The Game-Changing Treatment That Aims to Halt the Addiction Epidemic
Sponsored As the death toll of our nation’s opioid addiction crisis climbs, it’s time to break down stigma and embrace new possibilities for recovery.
After her daughter, Brittany, fell into a 7-year spiral with heroin use, Katie Donovan left her career to begin a new one as a family recovery coach, hoping to help others navigate the physical, emotional and financial devastation of addiction. But the path to asking for help is its own tremendous battle. With her blog, A Mother’s Addiction Journey, Donovan wants to complete that puzzle and fight the deadly consequences of an us vs. them mentality.
Not my problem
“It's the shamed disease,” Donovan says. “There is such a stigma surrounding it that people don't want to reach out for help. I wanted to start sharing about how this can happen not only to my family, it can happen to anyone.”
Dr. Genie Bailey, M.D., DABAM, is an associate clinical professor of psychiatry and human behavior at Brown University. “Stigma allows us to separate us from them,” she notes. “It's always easier to say they aren't making good choices, they brought this on themselves. It's really important that the public understands that opioid use disorder (OUD) is a real disease and that it crosses all socioeconomic, race and gender lines. It’s not just a disease of morally unstable or weak individuals.”

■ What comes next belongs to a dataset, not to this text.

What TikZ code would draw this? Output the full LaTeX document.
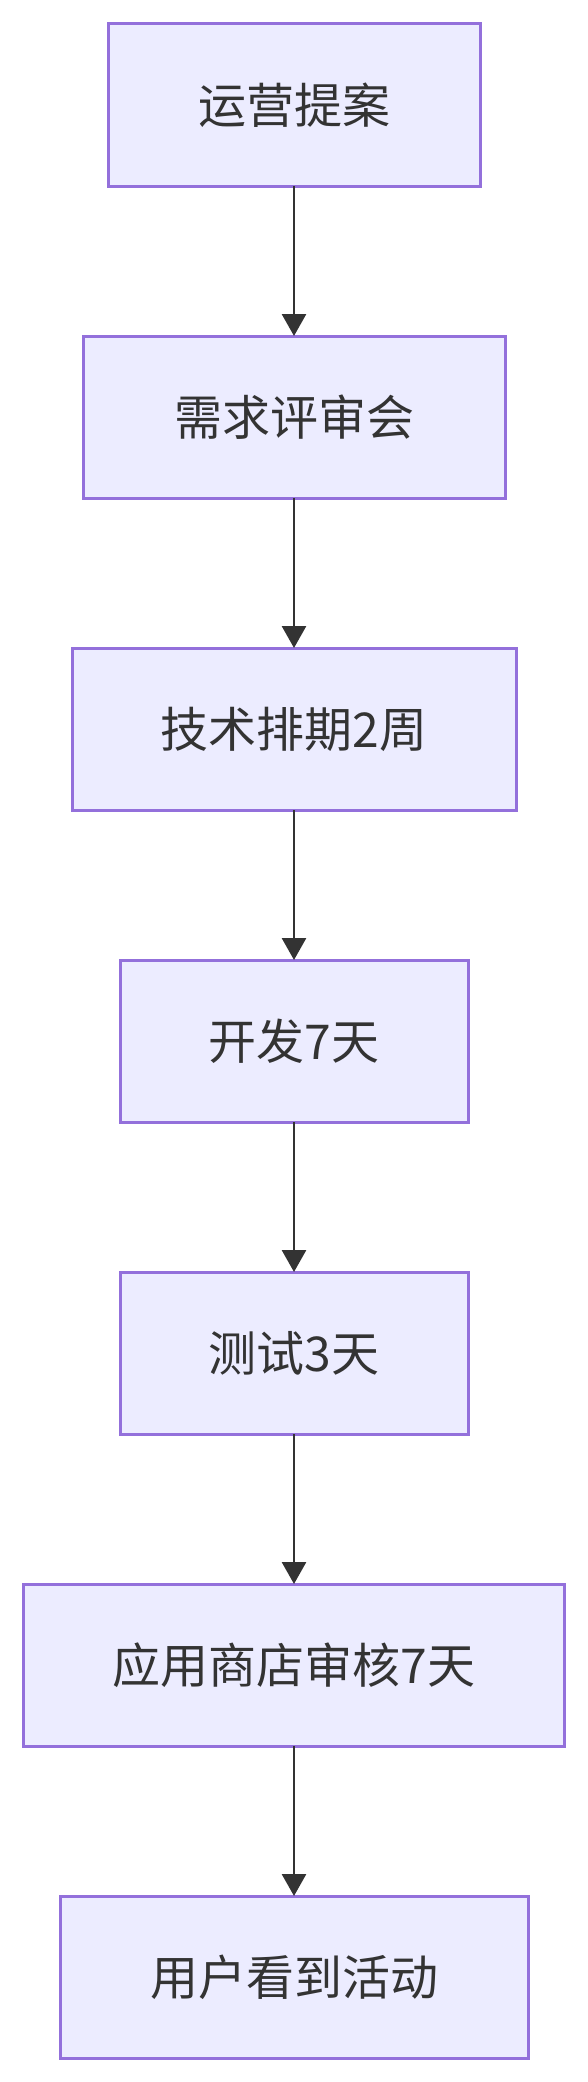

Yet as the population at large struggles to address these issues of awareness and bias, the medical research community is working to develop innovative solutions. “The message people need to hear,” says Dr. Bailey, “is that we do have treatment, and it works. With opiate addiction, we know that if we can keep the individual in treatment, they're much more likely to be alive.”
Because weekly and monthly injectables can be administered by a medical professional as soon as a patient decides to seek treatment, they may offer an alternative to oral therapy.
A holistic approach
The medical community largely agrees that the path to recovery lies in medication assisted treatment (MAT), a “whole patient” approach — as termed by the National Institute on Drug Abuse — that involves both medicine and behavioral health intervention.
Braeburn Pharmaceuticals has received a fast track designation and priority review status from the FDA for CAM2038, a buprenorphine injection in both weekly and monthly forms. “By bringing long-acting injectables to the market and to these patients who so desperately need them, we're giving physicians the tools they need to address this multi-faceted epidemic,” says Braeburn’s president and CEO, Mike Derkacz. “They don't have to spend a lot of time scaring patients into taking their medicine on a daily basis. Instead, they can focus on their patients’ recovery process, including both treatment and psychosocial counseling which will make a real difference in these patients' lives.”
A range of benefits
“When someone reaches out for help, that window of opportunity is so small; we need to grab it,” says Donovan. Because weekly and monthly injectables can be administered by a medical professional as soon as a patient decides to seek treatment, they may offer an alternative to oral therapy.
“When they become frustrated that they can't get treatment, it's just easier to use again,” Donovan adds, noting that there are many barriers to treatment for those with OUD. Often the individual can’t go away to a detox facility, due to cost of private facilities, lack of open beds in public ones or the inability to leave a family member or pet in their care.
The tragic nature of the disease also makes it so, even if a person wants treatment, they “are often pulled back into wanting to be back in a state where they're altered by the drug. They're compelled to do that and have cravings for that,” explains Dr. Bailey.
Taking a weekly or monthly injectable in the controlled environment of a doctor’s office may lessen the risk of abuse associated with oral alternatives, including patients selling or sharing medicine. “Injectables will help us expedite the treatment of OUD,” Dr. Bailey concludes, “because it takes away the choice for the individual. They don't have to make an active choice every day to take something that's going to protect them and their recovery.”